Et si le cinéma français, entre deux montées des marches et trois hommages à Delon, s’était donné une ligne de conduite : ne jamais vraiment regarder dans le rétroviseur ? L’affaire Luc Besson, que la Cour européenne des droits de l’homme vient de juger recevable, pourrait bien devenir le miroir noir d’un système judiciaire et culturel qui ne sait pas, ou ne veut pas, traiter les violences sexuelles quand elles dérangent un certain establishment
Un dossier classé mais pas oublié
C’est l’histoire d’un refus : celui de la justice française d’entendre jusqu’au bout une femme. Sand Van Roy, actrice belgo-néerlandaise, a porté plainte en 2018 pour viol contre Luc Besson. Après des mois de procédures, d’auditions et de déclarations médiatiques inexistantes côté mise en cause, le dossier est classé sans suite. Puis relancé par une plainte avec constitution de partie civile. Pour aboutir à un non-lieu confirmé en appel. La Cour de cassation rejette à son tour le pourvoi. Rideau, fin de séance.
Sauf que non. L’actrice, devenue symbole d’un combat silencieux, saisit la CEDH. Coup de théâtre discret : la Cour juge sa requête recevable. Ce n’est pas un verdict, mais c’est déjà un signal. Un rappel : une justice peut être indépendante mais pas infaillible. Et la France, dans ce dossier, pourrait se voir reprocher un manquement à son obligation de poursuivre les violences sexuelles avec toute la rigueur requise.
Un système “punition-récompense” dans l’angle mort
Le récit que fait Sand Van Roy, documenté, constant, glaçant, n’est pas celui d’un simple conflit d’interprétation. C’est celui d’une emprise progressive, construite dans le silence des chambres d’hôtel et l’ombre portée des plateaux de tournage. Une jeune actrice qui espère, rêve, s’accroche à un rôle, à un projet, à une promesse et découvre que le prix à payer, parfois, c’est elle-même.
Luc Besson, lui, parle d’une relation “douce et romantique”, d’un “refuge émotionnel”. Elle parle d’un rapport de force, d’humiliations, de gestes subis et de confusions prolongées. Ce qui, pour lui, relevait de la tendresse, relevait pour elle de la terreur.

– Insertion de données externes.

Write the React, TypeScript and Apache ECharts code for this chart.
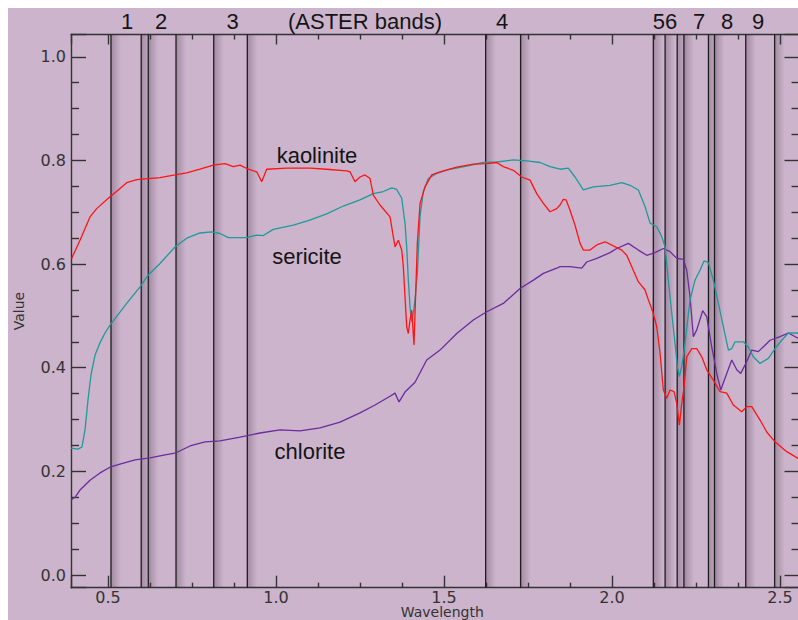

Celle, notamment, d’être “coupée au montage”. Le montage, cette arme invisible du cinéma, devenue menace réelle dans une relation déséquilibrée.
Le malaise persistant du cinéma français
À Cannes, en 2019, Sand Van Roy s’affiche avec un tatouage éphémère : “Stop violence against women”. Geste isolé. Dans un milieu qui a su faire silence, longtemps. Le New York Times s’en est étonné dès 2018 : en France, pas une actrice de premier plan n’a exprimé publiquement son soutien. Comme si l’exception culturelle devait s’appliquer aussi à #MeToo avec pour variante locale l’alibi de “la séduction à la française”, ce concept creux devenu paravent.

Le récit publié par Vanity Fair, minutieux, lent, brutal, donne à voir tout ce que l’enquête judiciaire n’a pas voulu ou su intégrer. Un psychiatre expert parlant de “névrose histrionique” parce que Sand Van Roy ne se projette pas comme “future mère” ; un parquet qui classe sans suite ; des auditions tardives et édulcorées qui aboutisse sur un non-lieu en appel du classement sans suite. Et derrière ce dysfonctionnement, un système de production et de pouvoir qui n’a jamais vraiment été contraint à se réformer.
Ce que la CEDH va vraiment juger
Luc Besson ne sera pas jugé par la Cour de Strasbourg. Mais la France et surtout notre République, oui. Ce que la CEDH devra trancher, c’est la question suivante : la justice française a-t-elle traité cette affaire avec le sérieux, l’impartialité et la diligence qu’elle devait ? L’enquête a-t-elle été complète ? Les expertises non biaisées ? Les preuves véritablement examinées ? Bref, a-t-on fait droit à la parole d’une femme ou seulement validé le récit d’un homme ?
Dans un pays où l’on débat plus volontiers du droit au blasphème que de la légitimité à dire “non”, cette affaire vient rappeler que la violence n’est pas toujours frontale. Elle peut être feutrée, narcissique, dissimulée sous les oripeaux du romantisme ou du génie.
Une affaire, un symptôme
Cette affaire n’est pas isolée. La CEDH a déjà condamné la France à quatre reprises pour des carences dans la prise en charge des violences sexistes et sexuelles. Le dossier Besson est, sans doute, un révélateur de plus. Celui d’un système judiciaire trop prompt à blanchir les notables, d’un monde du cinéma trop enclin à protéger ses rois et d’une société encore réticente à croire les femmes.